• **SHORT EXERCISE**
What is the number of lines in the entries below that include the word "with"? Provide the number only.

Some records:
* START *
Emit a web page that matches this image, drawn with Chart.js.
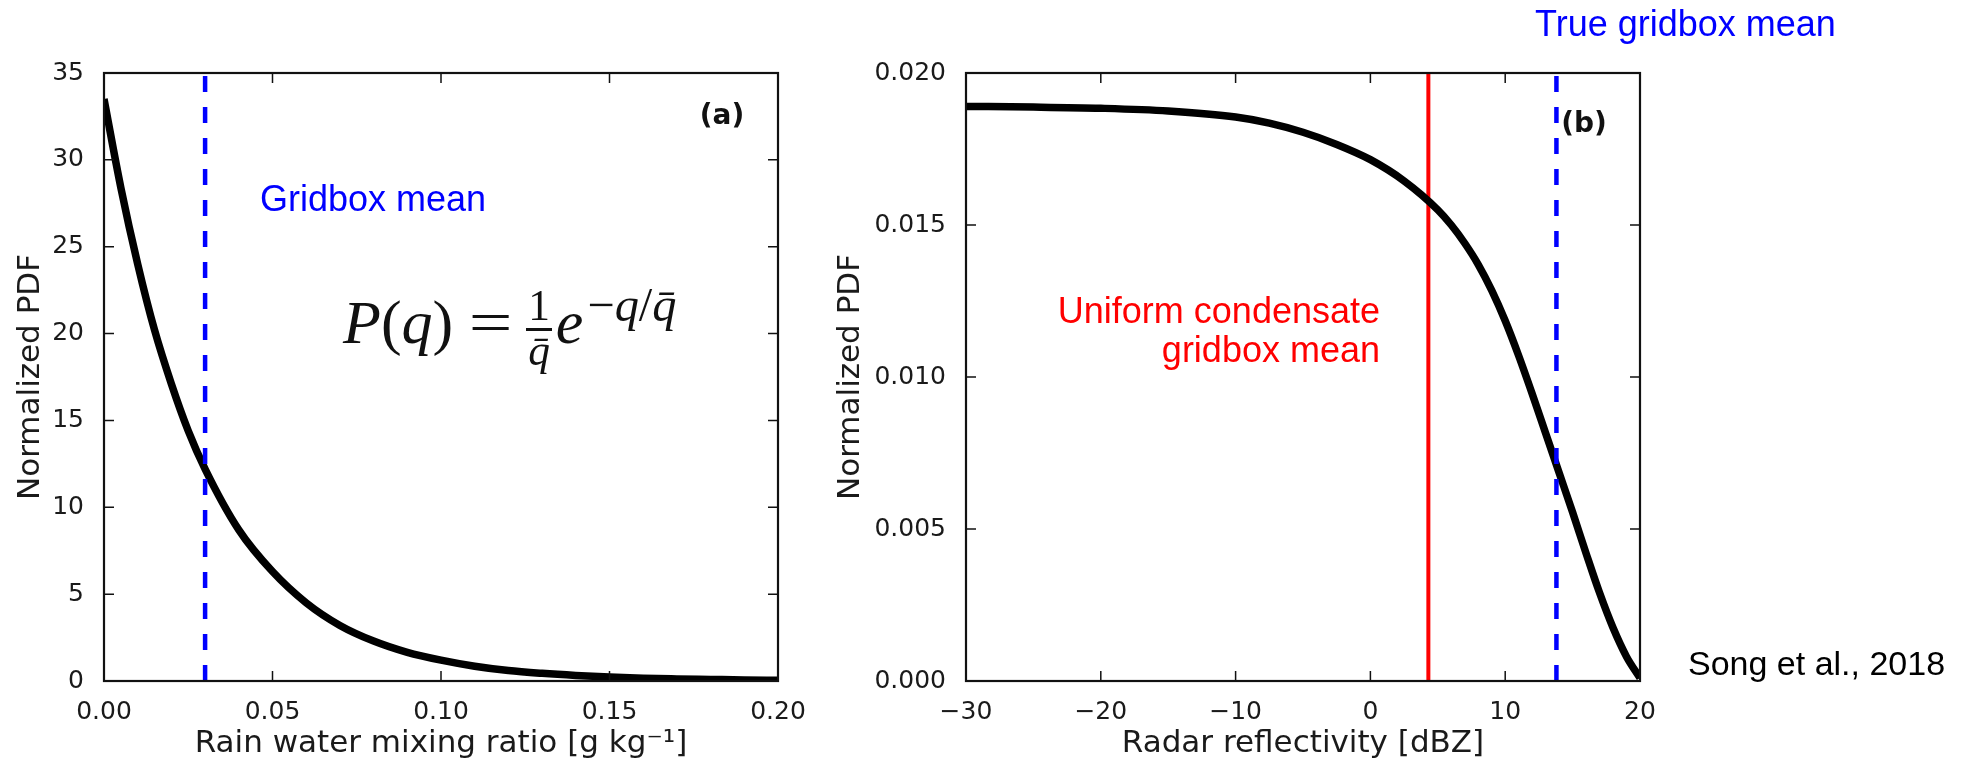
<!DOCTYPE html>
<html>
<head>
<meta charset="utf-8">
<script src="https://cdn.jsdelivr.net/npm/chart.js@4.4.1/dist/chart.umd.min.js"></script>
<style>
  body { margin: 0; background: #fff; }
  #page { position: relative; width: 1987px; height: 763px; overflow: hidden; background: #fff; }
  canvas { position: absolute; top: 0; }
  .note { position: absolute; font-family: 'Liberation Sans', Arial, sans-serif; font-size: 36px; line-height: 1; white-space: nowrap; }
  .tag { position: absolute; font-family: 'DejaVu Sans', sans-serif; font-weight: bold; font-size: 28px; line-height: 1; transform: translateX(-50%); color: #111; }
  #eq { position: absolute; left: 343px; top: 281px; font-family: 'Liberation Serif', 'DejaVu Serif', serif; font-size: 62px; line-height: 1; white-space: nowrap; color: #111; }
  #eq .eqs { display: inline-block; transform: scaleX(1.25); margin: 0 18px 0 20px; }
  #eq .frac { display: inline-block; vertical-align: -0.5em; text-align: center; font-size: 0.7em; line-height: 0.92; margin-right: 4px; }
  #eq .frac > span { display: block; padding: 0 2px; }
  #eq .frac > span:first-child { border-bottom: 3px solid #111; padding-bottom: 2px; }
  #eq sup { font-size: 0.78em; vertical-align: 0.46em; margin-left: 4px; }
</style>
</head>
<body>
<div id="page">
  <canvas id="rainCanvas" width="830" height="763" style="left:0"></canvas>
  <canvas id="dbzCanvas" width="1157" height="763" style="left:830px"></canvas>

  <div class="note" style="left:260px; top:181px; color:#0000ff">Gridbox mean</div>
  <div id="eq"><i>P</i>(<i>q</i>)<span class="eqs">=</span><span class="frac"><span>1</span><span><i>q&#772;</i></span></span><i>e</i><sup>&minus;<i>q</i>/<i>q&#772;</i></sup></div>
  <div class="tag" style="left:722px; top:101px">(a)</div>

  <div class="note" style="left:1535px; top:6px; color:#0000ff">True gridbox mean</div>
  <div class="note" style="right:607px; top:293px; color:#ff0000; text-align:right">Uniform condensate</div>
  <div class="note" style="right:607px; top:332px; color:#ff0000; text-align:right">gridbox mean</div>
  <div class="tag" style="left:1584px; top:109px">(b)</div>
  <div class="note" style="left:1688px; top:646px; font-size:34px; color:#000">Song et al., 2018</div>
</div>

<script>
// panel (a): exponential rain water PDF
const rainQ = [0, 0.005, 0.01, 0.015, 0.02, 0.025, 0.03, 0.04, 0.05, 0.06, 0.07, 0.08, 0.09, 0.10, 0.11, 0.12, 0.13, 0.14, 0.15, 0.16, 0.17, 0.18, 0.19, 0.20];
const rainPdf = [33.5, 28.4, 24.0, 20.2, 17.1, 14.4, 12.2, 8.7, 6.3, 4.5, 3.2, 2.3, 1.65, 1.2, 0.85, 0.6, 0.44, 0.32, 0.23, 0.16, 0.12, 0.09, 0.06, 0.04];
const rainMeanQ = 0.03;
const rainXTicks = [0, 0.05, 0.10, 0.15, 0.20];
const rainYTicks = [0, 5, 10, 15, 20, 25, 30, 35];

// panel (b): same PDF mapped to reflectivity
const dbzValues = [-30, -25, -20, -15, -10, -7.5, -5, -2.5, 0, 2.5, 5, 6, 7, 8, 9, 10, 11, 12, 13, 14, 15, 16, 17, 18, 19, 20];
const dbzPdf = [0.01890, 0.01888, 0.01884, 0.01875, 0.01855, 0.01835, 0.01805, 0.01765, 0.01715, 0.01645, 0.01550, 0.01500, 0.01440, 0.01370, 0.01285, 0.01185, 0.01070, 0.00945, 0.00815, 0.00685, 0.00555, 0.00420, 0.00290, 0.00175, 0.00080, 0.00010];
const trueMeanDbz = 13.8;
const uniformMeanDbz = 4.3;
const dbzXTicks = [-30, -20, -10, 0, 10, 20];
const dbzYTicks = [0, 0.005, 0.010, 0.015, 0.020];

const tickFont = { family: 'DejaVu Sans', size: 25 };
const titleFont = { family: 'DejaVu Sans', size: 31 };
const inkColor = '#1a1a1a';

// closed frame with inward ticks on all four sides
const boxTicks = {
    id: 'boxTicks',
    afterDatasetsDraw(chart) {
        const { ctx, chartArea: a, scales: { x, y } } = chart;
        ctx.save();
        ctx.strokeStyle = '#111';
        ctx.lineWidth = 1.5;
        ctx.beginPath();
        x.ticks.forEach(t => {
            const px = x.getPixelForValue(t.value);
            ctx.moveTo(px, a.bottom); ctx.lineTo(px, a.bottom - 10);
            ctx.moveTo(px, a.top); ctx.lineTo(px, a.top + 10);
        });
        y.ticks.forEach(t => {
            const py = y.getPixelForValue(t.value);
            ctx.moveTo(a.left, py); ctx.lineTo(a.left + 10, py);
            ctx.moveTo(a.right, py); ctx.lineTo(a.right - 10, py);
        });
        ctx.stroke();
        ctx.lineWidth = 2.2;
        ctx.strokeRect(a.left, a.top, a.right - a.left, a.bottom - a.top);
        ctx.restore();
    }
};

function pairs(xs, ys) {
    return xs.map((x, i) => ({ x: x, y: ys[i] }));
}

function vline(x, yMax) {
    return [{ x: x, y: 0 }, { x: x, y: yMax }];
}

function drawPanel(canvasId, p) {
    const ctx = document.getElementById(canvasId).getContext('2d');
    return new Chart(ctx, {
        type: 'line',
        data: { datasets: p.datasets },
        options: {
            responsive: false,
            animation: false,
            events: [],
            layout: { padding: { left: 0, top: 73, right: p.padRight, bottom: 0 } },
            plugins: { legend: { display: false }, tooltip: { enabled: false } },
            elements: { point: { radius: 0 } },
            scales: {
                x: {
                    type: 'linear',
                    min: p.xTicks[0],
                    max: p.xTicks[p.xTicks.length - 1],
                    grid: { display: false },
                    border: { display: false },
                    afterBuildTicks: s => { s.ticks = p.xTicks.map(v => ({ value: v })); },
                    afterFit: s => { s.height = 82; },
                    ticks: { font: tickFont, color: inkColor, padding: 8, maxRotation: 0, autoSkip: false, callback: p.xFormat },
                    title: { display: true, text: p.xTitle, font: titleFont, color: inkColor, padding: { top: 0, bottom: 0 } }
                },
                y: {
                    type: 'linear',
                    min: p.yTicks[0],
                    max: p.yTicks[p.yTicks.length - 1],
                    grid: { display: false },
                    border: { display: false },
                    afterBuildTicks: s => { s.ticks = p.yTicks.map(v => ({ value: v })); },
                    afterFit: s => { s.width = p.yWidth; },
                    ticks: { font: tickFont, color: inkColor, padding: 12, autoSkip: false, callback: p.yFormat },
                    title: { display: true, text: 'Normalized PDF', font: titleFont, color: inkColor, padding: { top: p.yTitlePad, bottom: 0 } }
                }
            }
        },
        plugins: [boxTicks]
    });
}

drawPanel('rainCanvas', {
    padRight: 52,
    yWidth: 104,
    yTitlePad: 12,
    xTicks: rainXTicks,
    yTicks: rainYTicks,
    xTitle: 'Rain water mixing ratio [g kg\u207B\u00B9]',
    xFormat: v => v.toFixed(2),
    yFormat: v => String(v),
    datasets: [
        { data: vline(rainMeanQ, 35), borderColor: '#0000ff', borderWidth: 4.5, borderDash: [16, 15], clip: 0, order: 1 },
        { data: pairs(rainQ, rainPdf), borderColor: '#000', borderWidth: 7.5, cubicInterpolationMode: 'monotone', clip: 0, order: 2 }
    ]
});

drawPanel('dbzCanvas', {
    padRight: 347,
    yWidth: 136,
    yTitlePad: 2,
    xTicks: dbzXTicks,
    yTicks: dbzYTicks,
    xTitle: 'Radar reflectivity [dBZ]',
    xFormat: v => v < 0 ? '\u2212' + Math.abs(v) : String(v),
    yFormat: v => v.toFixed(3),
    datasets: [
        { data: vline(trueMeanDbz, 0.02), borderColor: '#0000ff', borderWidth: 4.5, borderDash: [16, 15], clip: 0, order: 1 },
        { data: pairs(dbzValues, dbzPdf), borderColor: '#000', borderWidth: 7.5, cubicInterpolationMode: 'monotone', clip: 0, order: 2 },
        { data: vline(uniformMeanDbz, 0.02), borderColor: '#ff0000', borderWidth: 4, clip: 0, order: 3 }
    ]
});
</script>
</body>
</html>
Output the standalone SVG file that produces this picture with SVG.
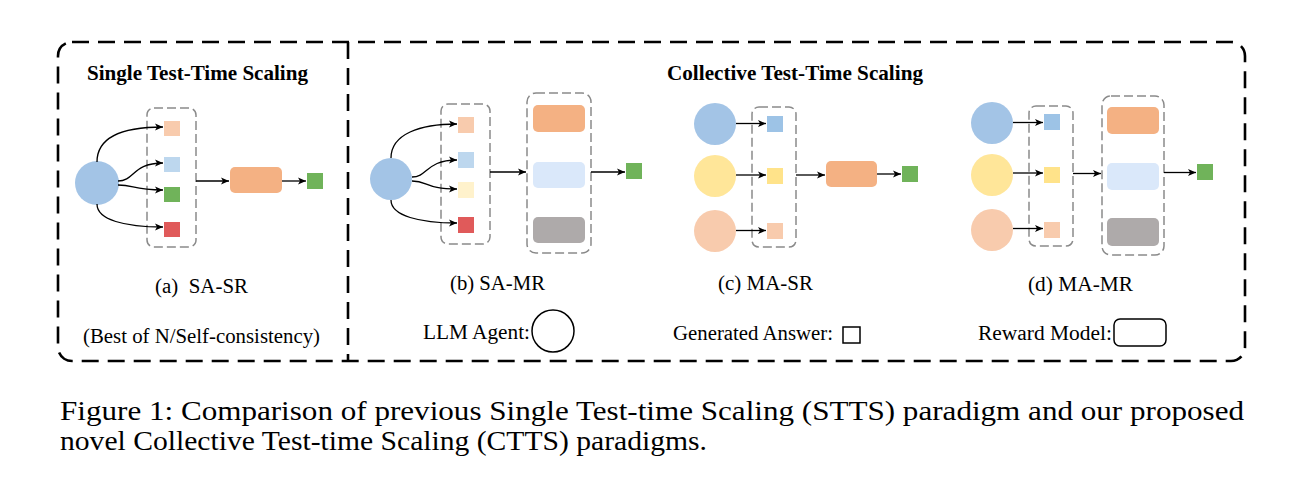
<svg xmlns="http://www.w3.org/2000/svg" width="1303" height="491" viewBox="0 0 1303 491">
<style>
.t{font-family:"Liberation Serif","Times New Roman",serif;fill:#000}
.lbl{font-size:20.5px}
.ttl{font-size:21px;font-weight:bold}
.cap{font-size:28px}
.grp{fill:none;stroke:#8a8a8a;stroke-width:1.5;stroke-dasharray:9 4}
.ar{fill:none;stroke:#000;stroke-width:1.3;marker-end:url(#ah)}
.leg{fill:#fff;stroke:#000;stroke-width:1.5}
</style>
<defs>
<marker id="ah" markerUnits="userSpaceOnUse" markerWidth="9" markerHeight="8" refX="8" refY="4" orient="auto">
<path d="M0,0.5 L8,4 L0,7.5 L2,4 z" fill="#000"/>
</marker>
</defs>
<rect width="1303" height="491" fill="#fff"/>

<g id="frame">
<rect x="58" y="42" width="1187" height="319" rx="14" fill="none" stroke="#000" stroke-width="2.6" stroke-dasharray="17 9"/>
<line x1="348" y1="42" x2="348" y2="361" stroke="#000" stroke-width="2.6" stroke-dasharray="17 9"/>
</g>

<g id="titles">
<text class="t ttl" x="87" y="80" textLength="221" lengthAdjust="spacingAndGlyphs">Single Test-Time Scaling</text>
<text class="t ttl" x="667" y="80" textLength="256" lengthAdjust="spacingAndGlyphs">Collective Test-Time Scaling</text>
</g>

<!-- (a) SA-SR -->
<g id="a-agent"><circle cx="97" cy="183" r="22" fill="#A3C4E6"/></g>
<g id="a-answers">
<rect class="grp" x="147" y="108" width="49" height="139" rx="7"/>
<rect x="164" y="121" width="16" height="15" fill="#F8CBAD"/>
<rect x="164" y="157" width="16" height="15" fill="#BDD7EE"/>
<rect x="164" y="187" width="16" height="15" fill="#70B35A"/>
<rect x="164" y="222" width="16" height="15" fill="#E05A5A"/>
</g>
<g id="a-rm"><rect x="230" y="167" width="52" height="26" rx="5" fill="#F4B183"/></g>
<g id="a-out"><rect x="307" y="173" width="16" height="16" fill="#70B35A"/></g>
<text class="t lbl" x="155" y="293" xml:space="preserve" textLength="93" lengthAdjust="spacingAndGlyphs">(a)  SA-SR</text>
<text class="t lbl" x="83" y="343" textLength="237" lengthAdjust="spacingAndGlyphs">(Best of N/Self-consistency)</text>

<!-- (b) SA-MR -->
<g id="b-agent"><circle cx="391" cy="179" r="21" fill="#A3C4E6"/></g>
<g id="b-answers">
<rect class="grp" x="441" y="104" width="49" height="140" rx="7"/>
<rect x="458" y="117" width="16" height="16" fill="#F8CBAD"/>
<rect x="458" y="152" width="16" height="16" fill="#BDD7EE"/>
<rect x="458" y="182" width="16" height="16" fill="#FFF2CC"/>
<rect x="458" y="217" width="16" height="16" fill="#E05A5A"/>
</g>
<g id="b-rms">
<rect class="grp" x="527" y="93" width="64" height="160" rx="9"/>
<rect x="533" y="105" width="52" height="27" rx="5" fill="#F4B183"/>
<rect x="533" y="162" width="52" height="26" rx="5" fill="#DAE8FA"/>
<rect x="533" y="217" width="52" height="26" rx="5" fill="#AEAAAA"/>
</g>
<g id="b-out"><rect x="626" y="163" width="16" height="16" fill="#70B35A"/></g>
<text class="t lbl" x="450" y="290" textLength="95" lengthAdjust="spacingAndGlyphs">(b) SA-MR</text>

<!-- (c) MA-SR -->
<g id="c-agents">
<circle cx="715" cy="124" r="21" fill="#A3C4E6"/>
<circle cx="715" cy="176" r="21" fill="#FFE699"/>
<circle cx="715" cy="231" r="21" fill="#F8CBAD"/>
</g>
<g id="c-answers">
<rect class="grp" x="752" y="107" width="44" height="140" rx="7"/>
<rect x="767" y="116" width="16" height="16" fill="#9DC3E6"/>
<rect x="767" y="168" width="16" height="16" fill="#FFE38A"/>
<rect x="767" y="223" width="16" height="16" fill="#F8CBAD"/>
</g>
<g id="c-rm"><rect x="826" y="161" width="51" height="26" rx="5" fill="#F4B183"/></g>
<g id="c-out"><rect x="902" y="166" width="16" height="16" fill="#70B35A"/></g>
<text class="t lbl" x="718" y="290" textLength="95" lengthAdjust="spacingAndGlyphs">(c) MA-SR</text>

<!-- (d) MA-MR -->
<g id="d-agents">
<circle cx="992" cy="123" r="21" fill="#A3C4E6"/>
<circle cx="992" cy="175" r="21" fill="#FFE699"/>
<circle cx="992" cy="230" r="21" fill="#F8CBAD"/>
</g>
<g id="d-answers">
<rect class="grp" x="1029" y="106" width="44" height="140" rx="7"/>
<rect x="1044" y="114" width="16" height="16" fill="#9DC3E6"/>
<rect x="1044" y="167" width="16" height="16" fill="#FFE38A"/>
<rect x="1044" y="222" width="16" height="16" fill="#F8CBAD"/>
</g>
<g id="d-rms">
<rect class="grp" x="1102" y="96" width="62" height="159" rx="9"/>
<rect x="1107" y="107" width="52" height="27" rx="5" fill="#F4B183"/>
<rect x="1107" y="163" width="52" height="27" rx="5" fill="#DAE8FA"/>
<rect x="1107" y="218" width="52" height="28" rx="5" fill="#AEAAAA"/>
</g>
<g id="d-out"><rect x="1197" y="164" width="16" height="16" fill="#70B35A"/></g>
<text class="t lbl" x="1028" y="291" textLength="105" lengthAdjust="spacingAndGlyphs">(d) MA-MR</text>

<!-- legend -->
<g id="legend-agent">
<text class="t lbl" x="423" y="339" textLength="107" lengthAdjust="spacingAndGlyphs">LLM Agent:</text>
<circle class="leg" cx="553" cy="331" r="21"/>
</g>
<g id="legend-answer">
<text class="t lbl" x="673" y="340" textLength="160" lengthAdjust="spacingAndGlyphs">Generated Answer:</text>
<rect class="leg" x="843" y="327" width="17" height="16"/>
</g>
<g id="legend-rm">
<text class="t lbl" x="978" y="340" textLength="134" lengthAdjust="spacingAndGlyphs">Reward Model:</text>
<rect class="leg" x="1114" y="319" width="52" height="27" rx="6"/>
</g>

<g id="connectors">
<!-- a -->
<path class="ar" d="M97,162 C97,136 125,127 163,127"/>
<path class="ar" d="M118,181 C135,181 132,163 163,163"/>
<path class="ar" d="M118,185 C135,185 132,190 163,190"/>
<path class="ar" d="M97,204 C97,220 125,227 163,227"/>
<path class="ar" d="M196,181 L229,181"/>
<path class="ar" d="M282,181 L306,181"/>
<!-- b -->
<path class="ar" d="M391,158 C391,134 420,124 457,124"/>
<path class="ar" d="M412,177 C428,177 426,160 457,160"/>
<path class="ar" d="M412,181 C428,181 426,189 457,189"/>
<path class="ar" d="M391,200 C391,216 420,223 457,223"/>
<path class="ar" d="M490,172 L526,172"/>
<path class="ar" d="M591,172 L625,172"/>
<!-- c -->
<path class="ar" d="M736,123.5 L766,123.5"/>
<path class="ar" d="M736,175 L766,175"/>
<path class="ar" d="M736,230.5 L766,230.5"/>
<path class="ar" d="M796,175 L825,175"/>
<path class="ar" d="M877,174 L901,174"/>
<!-- d -->
<path class="ar" d="M1013,122.5 L1043,122.5"/>
<path class="ar" d="M1013,173 L1043,173"/>
<path class="ar" d="M1013,228.5 L1043,228.5"/>
<path class="ar" d="M1073,173.5 L1101,173.5"/>
<path class="ar" d="M1164,172.5 L1196,172.5"/>
</g>

<g id="caption">
<text class="t cap" x="60" y="420" textLength="1184" lengthAdjust="spacingAndGlyphs">Figure 1: Comparison of previous Single Test-time Scaling (STTS) paradigm and our proposed</text>
<text class="t cap" x="60" y="450" textLength="647" lengthAdjust="spacingAndGlyphs">novel Collective Test-time Scaling (CTTS) paradigms.</text>
</g>
</svg>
* END *
• **THE OUTPUT**
3